The vProgs architecture rests on four foundational pillars, each addressing a distinct aspect of the system design.


The Four Pillars

Sovereign State

Each vProg owns an exclusive set of accounts and operates as a self-contained “mini zkVM.” State integrity is mutually trustless – no vProg depends on another’s correctness. Resource management (gas scales, STORM constants, storage costs) is internalized per application, preventing any single program from burdening the network.

Deep dive: Account Model & State


Off-Chain Compute

Complex execution happens entirely off-chain. The L1 never re-runs computation – it only validates cryptographic proofs. This separation enables horizontal scaling through a decentralized prover market, where total capacity grows with prover count and efficiency rather than node hardware.

Deep dive: Execution Model


L1 Sequencing

Kaspa’s BlockDAG consensus provides the global, immutable sequence of operations. The L1 acts as a “traffic controller,” ordering transactions without executing them. KIP-21 partitions sequencing commitments into per-application lanes, enabling O(activity) proving per vProg rather than O(global chain).

Deep dive: L1 Sequencing (KIP-21)


ZK Verification

Zero-knowledge proofs are the trust anchor. State transitions are attested by cryptographic proofs submitted to L1, where lightweight verification replaces heavyweight re-execution. A tiered ZK stack supports everything from mobile-friendly inline proofs to full rollup environments.

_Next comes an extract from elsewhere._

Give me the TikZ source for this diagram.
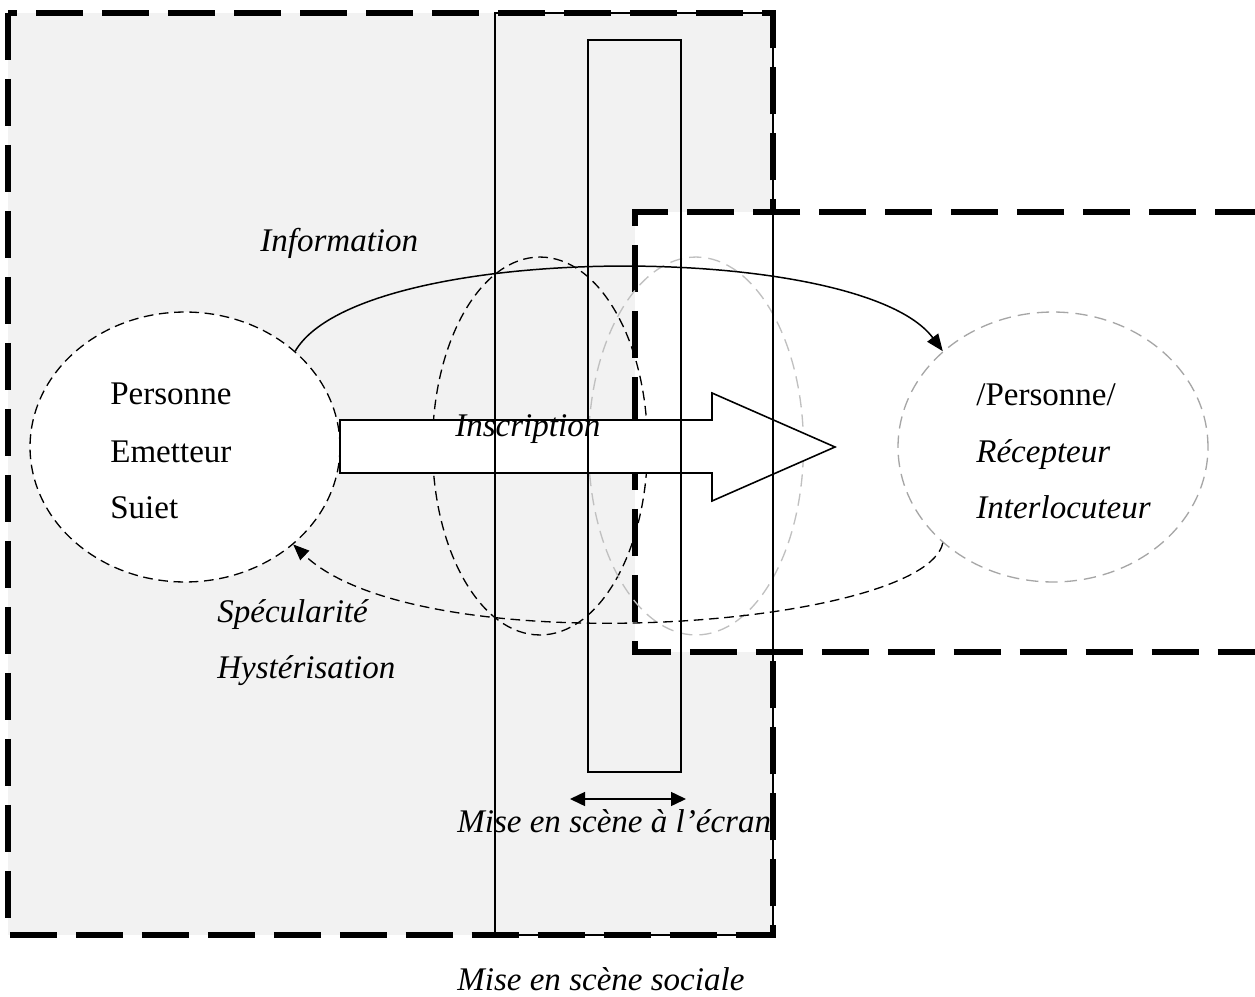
\documentclass[tikz,border=0pt]{standalone}
\usepackage{fontspec}
\setmainfont{Liberation Serif}
\usetikzlibrary{shapes.geometric,arrows.meta}
\definecolor{bggray}{HTML}{F2F2F2}
\definecolor{elgray}{HTML}{A6A6A6}
\definecolor{elgraylight}{HTML}{C0C0C0}
\begin{document}
\begin{tikzpicture}[x=0.02cm,y=-0.02cm,
  thickdash/.style={line width=2.9pt, dash pattern=on 0.94cm off 0.38cm},
  fineline/.style={line width=0.85pt},
  eldash/.style={line width=0.75pt, dash pattern=on 5.5pt off 3.2pt},
  eldashgray/.style={line width=0.75pt, dash pattern=on 7pt off 4pt},
  bigell/.style={ellipse, minimum width=6.2cm, minimum height=5.4cm, inner sep=0pt},
  midell/.style={ellipse, minimum width=4.3cm, minimum height=7.56cm, inner sep=0pt},
  lbl/.style={anchor=base west, inner sep=0pt, font=\fontsize{18.8}{22}\selectfont},
  itlbl/.style={anchor=base west, inner sep=0pt, font=\fontsize{18.8}{22}\selectfont\itshape}
]
\useasboundingbox (0,0) rectangle (1255,997);

% grey social area
\fill[bggray] (8,13) rectangle (773,935);
\node[itlbl] (ecran) at (457,832) {Mise en scène à l’écran};
\draw[thickdash] (8,13) rectangle (773,935);

% right white area
\fill[white] (635,212) rectangle (1262,652);
\draw[thickdash] (1262,212) -- (635,212) -- (635,652) -- (1262,652);

% ellipses
\node[bigell, draw, eldash, fill=white] (L) at (185,447) {};
\node[midell, draw, eldash] (M1) at (540,446) {};
\node[midell, draw=elgraylight, eldashgray] (M2) at (696,446) {};
\node[bigell, draw=elgray, eldashgray] (R) at (1053,447) {};

% connectors
\draw[fineline, -{Triangle[length=0.34cm, width=0.27cm]}] (L.41) .. controls (360,240) and (860,240) .. (R.139);
\draw[eldash, -{Triangle[length=0.32cm, width=0.26cm]}] (R.221) .. controls (925,628) and (420,665) .. (L.318);

% big arrow (inscription)
\draw[fill=white, line width=0.9pt] (340,420) -- (712,420) -- (712,393) -- (835,447) -- (712,501) -- (712,473) -- (340,473) -- cycle;

% columns
\draw[fineline] (495,13) rectangle (773,935);
\draw[fineline] (588,40) rectangle (681,772);

% labels
\node[itlbl] (info) at (260,252) {Information};
\node[itlbl] (inscr) at (455,436) {Inscription};
\node[lbl] (p1) at (110,404) {Personne};
\node[lbl] (p2) at (110,462) {Emetteur};
\node[lbl] (p3) at (110,518) {Suiet};
\node[lbl] (r1) at (976,405) {/Personne/};
\node[itlbl] (r2) at (976,462) {Récepteur};
\node[itlbl] (r3) at (976,518) {Interlocuteur};
\node[itlbl] (spec) at (217,622) {Spécularité};
\node[itlbl] (hyst) at (217,678) {Hystérisation};
\node[itlbl] (sociale) at (457,990) {Mise en scène sociale};

% double arrow
\coordinate (da1) at (570,799);
\coordinate (da2) at (686,799);
\draw[fineline, {Triangle[length=0.3cm, width=0.28cm]}-{Triangle[length=0.3cm, width=0.28cm]}] (da1) -- (da2);
\end{tikzpicture}
\end{document}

Deep dive: ZK Verification


How the Pillars Fit Together

                    +---------------------------+
                    |    Application Layer       |
                    |  (DeFi, DAOs, Enterprise)  |
                    +---------------------------+
                               |
                    +---------------------------+
                    | Synchronous Composability  |
                    | Cross-vProg atomic txns    |
                    +---------------------------+
                         /              \
          +----------------+      +------------------+
          | Sovereign State|      | Off-Chain Compute |
          | (Account Model)|      | (ZK Provers)      |
          +----------------+      +------------------+
                         \              /
                    +---------------------------+
                    |     L1 Sequencing          |
                    |  (KIP-21 Lane Commitments) |
                    +---------------------------+
                               |
                    +---------------------------+
                    |     ZK Verification        |
                    |  (KIP-16 Verifier Opcodes) |
                    +---------------------------+
                               |
                    +---------------------------+
                    |   Kaspa BlockDAG + PoW     |
                    |   DagKnight Consensus      |
                    +---------------------------+

Off-chain provers execute vProg logic and generate ZK proofs. The L1 sequences operations via the lane-based commitment structure proposed in KIP-21 and verifies proofs via the verifier opcodes specified in KIP-16. Sovereign state ensures isolation; synchronous composability enables cross-program atomicity without fragmentation.


Architecture Pages

Page Description
Architecture Overview The four pillars in depth and how they compose
Account Model & State Solana-inspired pre-declared read/write sets and sovereign state
Execution Model Off-chain execution, witness generation, proof lifecycle
ZK Verification Three-tier ZK stack, KIP-16 verifier opcodes, proof lifecycle
L1 Sequencing (KIP-21) Partitioned lanes, recursive tip hashes, sparse Merkle tree
KIP-21 to vProgs Mapping Concept mapping, what’s buildable now vs. future
Synchronous Composability Cross-vProg atomicity, concise witnesses, parallelism-aware gas
DagKnight Consensus Parameterless adaptive consensus enabling vProgs
Covenant Stack The KIP infrastructure from Crescendo to Covenants++
Silverscript Kaspa’s L1 smart contract language and its relationship to vProgs

Architectural Comparison

Feature EVM L1 L2 Rollups vProgs
Execution On-chain (heavy) Off-chain (isolated) Off-chain (unified)
Composability Synchronous Asynchronous Synchronous
Liquidity Unified Fragmented Unified
L1 Load High Minimal Minimal
Scalability Limited Bridge latency Prover market
Security Consensus Economic guarantees Cryptographic proof
Finality Block time Challenge period Instant (DagKnight)

Deployment Phases

Phase 1 – Standalone vProgs: Each vProg operates as an independent sovereign program, bridging to L1 via ZK proofs through the canonical bridge. L1 has no notion of per-account state – it is aware only of the overall vProg entity through its L1 covenant. Proving operates in O(program activity) time via KIP-21.

Phase 2 – Full Synchronous Composability: Extended Computation DAG with per-account modeling. Cross-vProg atomic transactions via concise witnesses. Full synchronous composability with the Continuous Account Dependency mechanism.